THE SELF-DESTRUCTING TEXT: HERMANN BROCH'S DER TOD DES VERGIL AND THE LIMITS OF AVANT-GARDE NARRATIVE
Restricted (Penn State Only)
- Author:
- VanderKolk, Jacob Allan
- Graduate Program:
- German
- Degree:
- Doctor of Philosophy
- Document Type:
- Dissertation
- Date of Defense:
- August 16, 2017
- Committee Members:
- Daniel Leonhard Purdy, Dissertation Advisor/Co-Advisor
Daniel Leonhard Purdy, Committee Chair/Co-Chair
Samuel Mark Frederick, Committee Member
Sabine Doran, Committee Member
Jonathan Paul Eburne, Outside Member
Thomas Oliver Beebee, Committee Member - Keywords:
- German Studies
Hermann Broch
Der Tod des Vergil
The Death of Virgil
Reader Response
Avant-Garde - Abstract:
- Hermann Broch's novel Der Tod des Vergil (1945) echos its author's contemporaneous cynicism toward belletristic literature.

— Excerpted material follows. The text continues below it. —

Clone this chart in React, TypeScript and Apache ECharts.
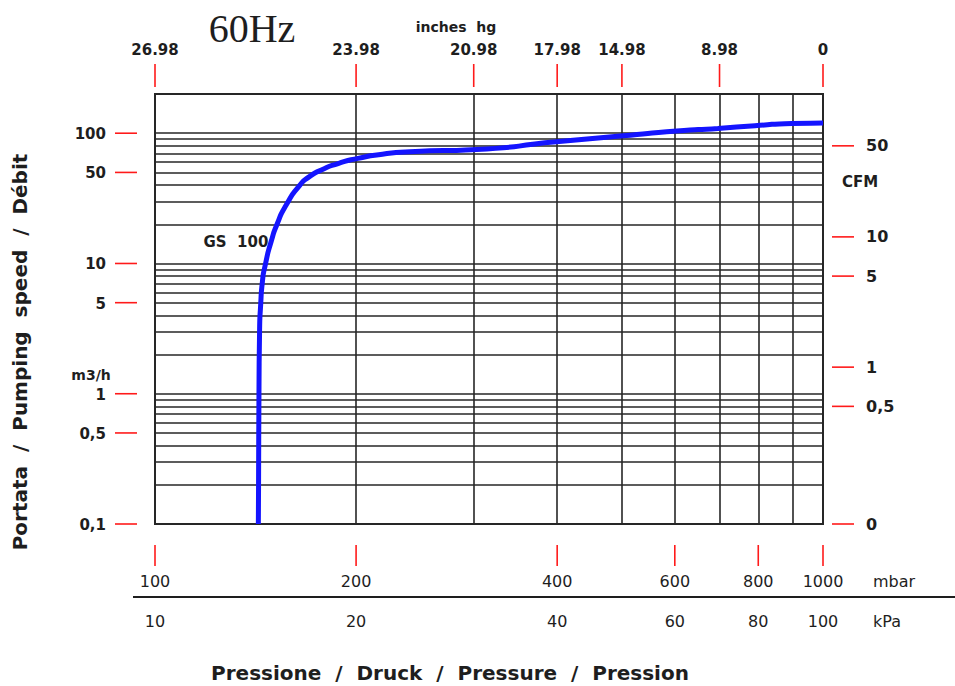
import React, { useEffect, useRef } from "react";
import * as echarts from "echarts";

// ---- Data (pressure in mbar, pumping speed in m3/h) ----
const pressureMbar = [142.8, 142.9, 143.1, 143.4, 144.0, 144.7, 146.4, 149.4, 152.3, 157.1, 164.8, 170.1, 177.8, 188.0, 201.3, 219.0, 240.8, 303, 399, 502, 604, 696, 791, 898, 1000];
const speedM3h = [0.1, 0.2, 1, 3, 5, 7, 10, 15, 20, 28, 40.0, 46.2, 52.5, 58.5, 64.1, 69, 72, 75.1, 85.9, 95.5, 103.8, 108.9, 114.1, 118.9, 120];

// ---- Axis ranges ----
const X_MIN = 100;
const X_MAX = 1000;
const Y_MIN = 0.1;
const Y_MAX = 200;

// ---- Grid lines ----
const xGridMbar = [200, 300, 400, 500, 600, 700, 800, 900];
const yGridM3h = [0.2, 0.3, 0.4, 0.5, 0.6, 0.7, 0.8, 0.9, 1, 2, 3, 4, 5, 6, 7, 8, 9, 10, 20, 30, 40, 50, 60, 70, 80, 90, 100];

// ---- Tick values and labels ----
const leftTickValues = [100, 50, 10, 5, 1, 0.5, 0.1];
const leftTickLabels = ["100", "50", "10", "5", "1", "0,5", "0,1"];
const cfmTickValues = [0, 0.5, 1, 5, 10, 50];
const cfmTickLabels = ["0", "0,5", "1", "5", "10", "50"];
const CFM_TO_M3H = 1.6;
const topTickMbar = [100, 200, 300, 400, 500, 700, 1000];
const inchesHgLabels = ["26.98", "23.98", "20.98", "17.98", "14.98", "8.98", "0"];
const bottomTickMbar = [100, 200, 400, 600, 800, 1000];
const mbarLabels = ["100", "200", "400", "600", "800", "1000"];
const kpaLabels = ["10", "20", "40", "60", "80", "100"];

const RED = "#ff1a1a";
const INK = "#1e1e1e";
const GRID = "#262626";
const BLUE = "#1414ff";
const SANS = '"DejaVu Sans", sans-serif';

function textEl(text: string, x: number, y: number, align: string, size: number, weight: string) {
  return {
    type: "text",
    x,
    y,
    style: {
      text,
      align,
      verticalAlign: "middle",
      fill: INK,
      fontSize: size,
      fontWeight: weight,
      fontFamily: SANS,
    },
  };
}

function tickLine(x1: number, y1: number, x2: number, y2: number) {
  return { type: "line", shape: { x1, y1, x2, y2 }, style: { stroke: RED, lineWidth: 1.6 } };
}

export default function App() {
  const ref = useRef<HTMLDivElement>(null);

  useEffect(() => {
    if (!ref.current) return;
    const chart = echarts.init(ref.current, undefined, { renderer: "svg" });

    const option: any = {
      animation: false,
      backgroundColor: "#ffffff",
      grid: {
        left: 155,
        right: 132,
        top: 94,
        bottom: 162,
        show: true,
        borderColor: GRID,
        borderWidth: 2,
        backgroundColor: "transparent",
      },
      xAxis: { type: "log", logBase: 10, min: X_MIN, max: X_MAX, show: false },
      yAxis: { type: "log", logBase: 10, min: Y_MIN, max: Y_MAX, show: false },
      series: [
        {
          type: "line",
          name: "grid",
          data: [],
          silent: true,
          z: 1,
          markLine: {
            silent: true,
            animation: false,
            symbol: ["none", "none"],
            label: { show: false },
            emphasis: { disabled: true },
            lineStyle: { color: GRID, width: 1.6, type: "solid" },
            data: [
              ...yGridM3h.map((v) => ({ yAxis: v })),
              ...xGridMbar.map((v) => ({ xAxis: v })),
            ],
          },
        },
        {
          type: "line",
          name: "GS 100",
          data: pressureMbar.map((p, i) => [p, speedM3h[i]]),
          showSymbol: false,
          symbol: "none",
          smooth: 0.7,
          clip: false,
          z: 5,
          lineStyle: { color: BLUE, width: 5 },
        },
        {
          type: "custom",
          name: "left ticks",
          coordinateSystem: "cartesian2d",
          clip: false,
          silent: true,
          data: leftTickValues.map((v, i) => [X_MIN, v, i]),
          renderItem: (_p: any, api: any) => {
            const c = api.coord([api.value(0), api.value(1)]);
            const i = api.value(2);
            return {
              type: "group",
              children: [
                tickLine(c[0] - 40, c[1], c[0] - 18, c[1]),
                textEl(leftTickLabels[i], c[0] - 49, c[1] + 1, "right", 15, "bold"),
              ],
            };
          },
        },
        {
          type: "custom",
          name: "right ticks",
          coordinateSystem: "cartesian2d",
          clip: false,
          silent: true,
          data: cfmTickValues.map((v, i) => [X_MAX, v === 0 ? Y_MIN : v * CFM_TO_M3H, i]),
          renderItem: (_p: any, api: any) => {
            const c = api.coord([api.value(0), api.value(1)]);
            const i = api.value(2);
            return {
              type: "group",
              children: [
                tickLine(c[0] + 9, c[1], c[0] + 31, c[1]),
                textEl(cfmTickLabels[i], c[0] + 43, c[1], "left", 16, "bold"),
              ],
            };
          },
        },
        {
          type: "custom",
          name: "top ticks",
          coordinateSystem: "cartesian2d",
          clip: false,
          silent: true,
          data: topTickMbar.map((v, i) => [v, Y_MAX, i]),
          renderItem: (_p: any, api: any) => {
            const c = api.coord([api.value(0), api.value(1)]);
            const i = api.value(2);
            return {
              type: "group",
              children: [
                tickLine(c[0], c[1] - 30, c[0], c[1] - 7),
                textEl(inchesHgLabels[i], c[0], c[1] - 44, "center", 15, "bold"),
              ],
            };
          },
        },
        {
          type: "custom",
          name: "bottom ticks",
          coordinateSystem: "cartesian2d",
          clip: false,
          silent: true,
          data: bottomTickMbar.map((v, i) => [v, Y_MIN, i]),
          renderItem: (_p: any, api: any) => {
            const c = api.coord([api.value(0), api.value(1)]);
            const i = api.value(2);
            return {
              type: "group",
              children: [
                tickLine(c[0], c[1] + 21, c[0], c[1] + 42),
                textEl(mbarLabels[i], c[0], c[1] + 57, "center", 16, "normal"),
                textEl(kpaLabels[i], c[0], c[1] + 97, "center", 16, "normal"),
              ],
            };
          },
        },
      ],
      graphic: [
        {
          type: "text",
          x: 252,
          y: 28,
          style: {
            text: "60Hz",
            align: "center",
            verticalAlign: "middle",
            fill: INK,
            fontSize: 40,
            fontFamily: '"Liberation Serif", serif',
          },
        },
        textEl("inches  hg", 456, 27, "center", 14, "bold"),
        textEl("GS  100", 236, 242, "center", 15, "bold"),
        textEl("m3/h", 91, 375, "center", 14, "bold"),
        textEl("CFM", 860, 182, "center", 15, "bold"),
        textEl("mbar", 894, 581, "center", 16, "normal"),
        textEl("kPa", 887, 621, "center", 16, "normal"),
        textEl("Pressione  /  Druck  /  Pressure  /  Pression", 450, 673, "center", 20, "bold"),
        {
          type: "text",
          x: 20,
          y: 352,
          rotation: Math.PI / 2,
          style: {
            text: "Portata  /  Pumping  speed  /  Débit",
            align: "center",
            verticalAlign: "middle",
            fill: INK,
            fontSize: 20,
            fontWeight: "bold",
            fontFamily: SANS,
          },
        },
        {
          type: "line",
          shape: { x1: 133, y1: 597, x2: 955, y2: 597 },
          style: { stroke: INK, lineWidth: 2 },
        },
      ],
    };

    chart.setOption(option);
    return () => chart.dispose();
  }, []);

  return (
    <div
      ref={ref}
      style={{ position: "absolute", left: 0, top: 0, width: 955, height: 686, background: "#fff" }}
    />
  );
}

Following the Roman poet Virgil's renunciation of aesthetics over the waning hours of his life, it punishes the reader with harsh formal and stylistic challenges, enacting Broch's Rezeptionsästhetik der Resignation, a concerted attempt to have reading efface avant-garde literature's intervention in everyday life. To do so, Vergil perpetuates and expands on the avant-gardiste inner monologue, refocusing it from the cognitive to the existential. Instead of a coherent subject, Broch's reader must speculate a transcendent account of being out of the given story of one being. In so doing, the text reorders the act of reading into a self-inquiry. Emphasizing the process of speculation over its result, the novel compels the reader to interrogate the putative certainty of reading itself. Vergil specifically subverts the narrative desire for resolution through discrete plot at both intra- as well as intertextual levels. Within itself, Vergil erects a semiotic counter-plot qua fate that digresses away from endings that offer final completeness, imposing an logic of eternal recurrence and incompleteness. At an intertextual level, Vergil situates itself in thematic, formal, and even geographical similitude with other “hellish” labyrinthine texts such as The Aeneid and Dante's Divine Comedy, encompassing them together as unique instances within a larger trans-textual counter-plot of fate. By undermining narrative unfolding, Vergil exposes the impossibility of reading to positively affect life. Allegorized in the unattainability of sexual desire, the failed promise of an ending serves as a dead end within the labyrinthine text. The self-inquiry involved in readerly speculation denudes prevailing readerly expectations to the point of nihilistic aporia, where the renunciation of reading itself becomes the ultimate epiphany. In so doing, Vergil reveals the immanent failure of the avant-garde. By denuding both Virgil and the reader, it demonstrates the moment where the avant-garde's critical self-awareness turns against itself, revealing its institutionalized fetishization. By succeeding in intvervening in the life of the reader, it renders itself void; the pinnacle of its receptivity demonstrating the impossibility of reception.